Num país em que temos um MC Guimê imitando o Eminem, mas trocando o passado junkie do rapper estadunidense pelo perfil "boa pinta" de um caipira à procura de namorada, os escândalos de Chico Xavier repercutem muito menos do que os de Madre Teresa de Calcutá.
Descontando os escândalos anteriores a 1975, como a apropriação do nome de Humberto de Campos e o apoio a Otília Diogo, Chico Xavier não era visto voando de jatinho com magnatas corruptos nem beijando a mão de "coronéis" sanguinários, como seria o contexto brasileiro de alguém querendo cumprimentar tiranos, se dirigindo a poderosos fazendeiros ou a banqueiros do jogo-do-bicho.
Mas Madre Teresa fazia alianças com ricos corruptos, protegia padres pedófilos, ficava complacente com os empresários da Union Carbide, cuja má administração causou o trágico acidente em Bophal, na Índia, em 1984, e Chico Xavier, quando muito, apoiava a campanha de Fernando Collor e ficava complacente com pessoas comuns que matavam por impulsos emocionais.
Chico Xavier já era bastante conservador, como demonstra todo seu ideário.
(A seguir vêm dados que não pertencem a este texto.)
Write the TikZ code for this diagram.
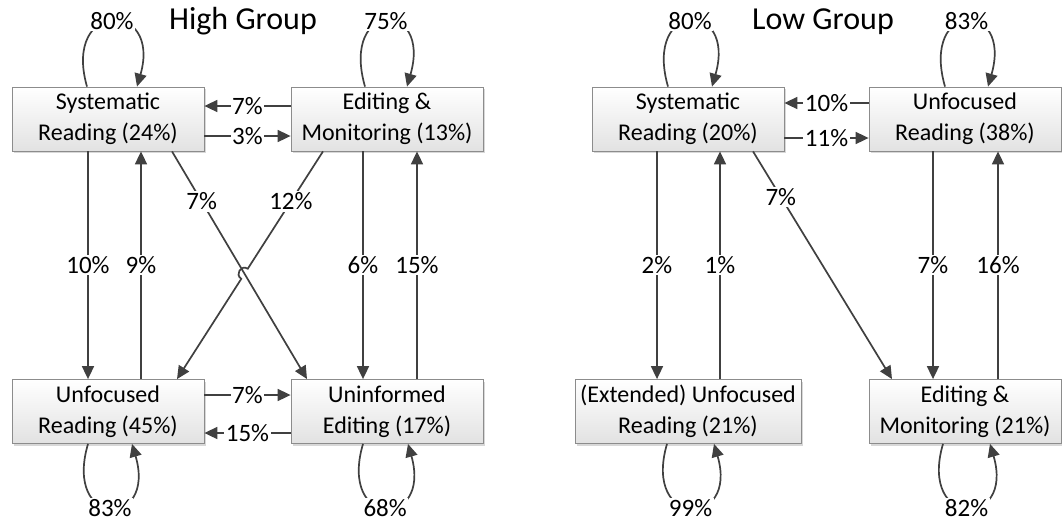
\documentclass[tikz,border=0pt]{standalone}
\usepackage{fontspec}
\setmainfont{Carlito}
\usetikzlibrary{arrows.meta,shadows,calc}
\definecolor{edgegray}{HTML}{404040}
\definecolor{boxline}{HTML}{8C8C8C}
\definecolor{boxbottom}{HTML}{E2E2E2}
\begin{document}
\begin{tikzpicture}[x=1pt,y=-1pt,
  box/.style={draw=boxline, line width=0.8pt, top color=white, bottom color=boxbottom,
    minimum width=192pt, minimum height=64pt, inner sep=0pt, align=center,
    font=\fontsize{24}{31}\selectfont,
    drop shadow={shadow xshift=2pt, shadow yshift=-2pt, opacity=0.3, fill=gray}},
  conn/.style={draw=edgegray, line width=1.7pt, -{Triangle[length=13pt,width=12pt]}},
  lbl/.style={fill=white, inner sep=1.5pt, font=\fontsize{25}{29}\selectfont},
  title/.style={font=\fontsize{32}{38}\selectfont, anchor=base}
]
\useasboundingbox[fill=white] (0,0) rectangle (1062,523);

% ---------------- High group ----------------
\node[title] (htitle) at (243,29) {High Group};
\node[box] (hsr) at (108,119)   {Systematic\\Reading (24\%)};
\node[box] (hem) at (387,119)   {Editing \&\\Monitoring (13\%)};
\node[box] (hur) at (108,411.5) {Unfocused\\Reading (45\%)};
\node[box] (hue) at (387,411.5) {Uninformed\\Editing (17\%)};

% self loops
\draw[conn] ([xshift=-21pt]hsr.north) .. controls ($(hsr.north)+(-46,-87)$) and ($(hsr.north)+(54,-87)$) .. node[lbl,midway]{80\%} ([xshift=29pt]hsr.north);
\draw[conn] ([xshift=-22pt]hem.north) .. controls ($(hem.north)+(-47,-87)$) and ($(hem.north)+(45,-87)$) .. node[lbl,midway]{75\%} ([xshift=20pt]hem.north);
\draw[conn] ([xshift=-20pt]hur.south) .. controls ($(hur.south)+(-45,85)$) and ($(hur.south)+(49,85)$) .. node[lbl,midway]{83\%} ([xshift=24pt]hur.south);
\draw[conn] ([xshift=-24pt]hue.south) .. controls ($(hue.south)+(-49,85)$) and ($(hue.south)+(45,85)$) .. node[lbl,midway]{68\%} ([xshift=21pt]hue.south);

% horizontal transitions
\draw[conn] ([yshift=13pt]hem.west) -- node[lbl,midway]{7\%} ([yshift=13pt]hsr.east);
\draw[conn] ([yshift=-17pt]hsr.east) -- node[lbl,midway]{3\%} ([yshift=-17pt]hem.west);
\draw[conn] ([yshift=16.5pt]hur.east) -- node[lbl,midway]{7\%} ([yshift=16.5pt]hue.west);
\draw[conn] ([yshift=-21.5pt]hue.west) -- node[lbl,midway]{15\%} ([yshift=-21.5pt]hur.east);

% vertical transitions
\draw[conn] ([xshift=-20pt]hsr.south) -- node[lbl,midway]{10\%} ([xshift=-20pt]hur.north);
\draw[conn] ([xshift=33pt]hur.north) -- node[lbl,midway]{9\%} ([xshift=33pt]hsr.south);
\draw[conn] ([xshift=-24pt]hem.south) -- node[lbl,midway]{6\%} ([xshift=-24pt]hue.north);
\draw[conn] ([xshift=30pt]hue.north) -- node[lbl,midway]{15\%} ([xshift=30pt]hem.south);

% crossing diagonals, the second one hops over the first
\coordinate (a1) at ([xshift=64pt]hsr.south);
\coordinate (a2) at ([xshift=-80pt]hue.north);
\coordinate (b1) at ([xshift=-64pt]hem.south);
\coordinate (b2) at ([xshift=69pt]hur.north);
\draw[conn] (a1) -- node[lbl,pos=0.22]{7\%} (a2);
\coordinate (hx) at (intersection of a1--a2 and b1--b2);
\coordinate (h1) at ($(hx)!6pt!(b1)$);
\coordinate (h2) at ($(hx)!6pt!(b2)$);
\coordinate (c1) at ($(h1)!8pt!-90:(hx)$);
\coordinate (c2) at ($(h2)!8pt!90:(hx)$);
\draw[conn] (b1) -- (h1) .. controls (c1) and (c2) .. (h2) -- (b2);
\path (b1) -- node[lbl,pos=0.22]{12\%} (b2);

% ---------------- Low group ----------------
\node[title] (ltitle) at (823,29) {Low Group};
\node[box] (lsr) at (688,119)   {Systematic\\Reading (20\%)};
\node[box] (lur) at (965,119)   {Unfocused\\Reading (38\%)};
\node[box, minimum width=226pt] (leu) at (688,411.5) {(Extended) Unfocused\\Reading (21\%)};
\node[box] (lem) at (965,411.5) {Editing \&\\Monitoring (21\%)};

% self loops
\draw[conn] ([xshift=-20pt]lsr.north) .. controls ($(lsr.north)+(-45,-87)$) and ($(lsr.north)+(49,-87)$) .. node[lbl,midway]{80\%} ([xshift=24pt]lsr.north);
\draw[conn] ([xshift=-20pt]lur.north) .. controls ($(lur.north)+(-45,-87)$) and ($(lur.north)+(48,-87)$) .. node[lbl,midway]{83\%} ([xshift=23pt]lur.north);
\draw[conn] ([xshift=-21pt]leu.south) .. controls ($(leu.south)+(-46,85)$) and ($(leu.south)+(51,85)$) .. node[lbl,midway]{99\%} ([xshift=26pt]leu.south);
\draw[conn] ([xshift=-22pt]lem.south) .. controls ($(lem.south)+(-47,85)$) and ($(lem.south)+(50,85)$) .. node[lbl,midway]{82\%} ([xshift=25pt]lem.south);

% horizontal transitions
\draw[conn] ([yshift=16pt]lur.west) -- node[lbl,midway]{10\%} ([yshift=16pt]lsr.east);
\draw[conn] ([yshift=-19pt]lsr.east) -- node[lbl,midway]{11\%} ([yshift=-19pt]lur.west);

% vertical transitions
\draw[conn] ([xshift=-31pt]lsr.south) -- node[lbl,midway]{2\%} ([xshift=-31pt]leu.north);
\draw[conn] ([xshift=32pt]leu.north) -- node[lbl,midway]{1\%} ([xshift=32pt]lsr.south);
\draw[conn] ([xshift=-32pt]lur.south) -- node[lbl,midway]{7\%} ([xshift=-32pt]lem.north);
\draw[conn] ([xshift=33pt]lem.north) -- node[lbl,midway]{16\%} ([xshift=33pt]lur.south);

% diagonal
\draw[conn] ([xshift=65pt]lsr.south) -- node[lbl,pos=0.2]{7\%} ([xshift=-73pt]lem.north);
\end{tikzpicture}
\end{document}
Apoiava a ditadura quando ela estava em sua fase mais cruel, matando pais de família e trabalhadores apenas por uma vaga acusação de atividades "subversivas" (contrárias ao regime militar). Defendia a aceitação do sofrimento, sem sequer gemer de dor, igualzinho Madre Teresa de Calcutá.
No entanto, numa socidade desorganizada como a nossa, o mito chiquista se torna sustentado e sustentável por causa dessa confusão. Porque o mito de Chico Xavier é confuso e contraditório por natureza. E sua reputação de "filantropo" foi alimentada pelo poder de manipulação que a Rede Globo ainda possui e que influencia até parte dos que se dizem seus opositores.
Afinal, o poder midiático investe no inconsciente coletivo, com um discurso sutil que poucos percebem. E como questionar é algo fora de moda no Brasil, faz sentido que o mito de Chico Xavier pareça mais resistente do que o de Madre Teresa, na medida em que a desinformação e o deslumbramento são hábitos muito comuns entre os brasileiros.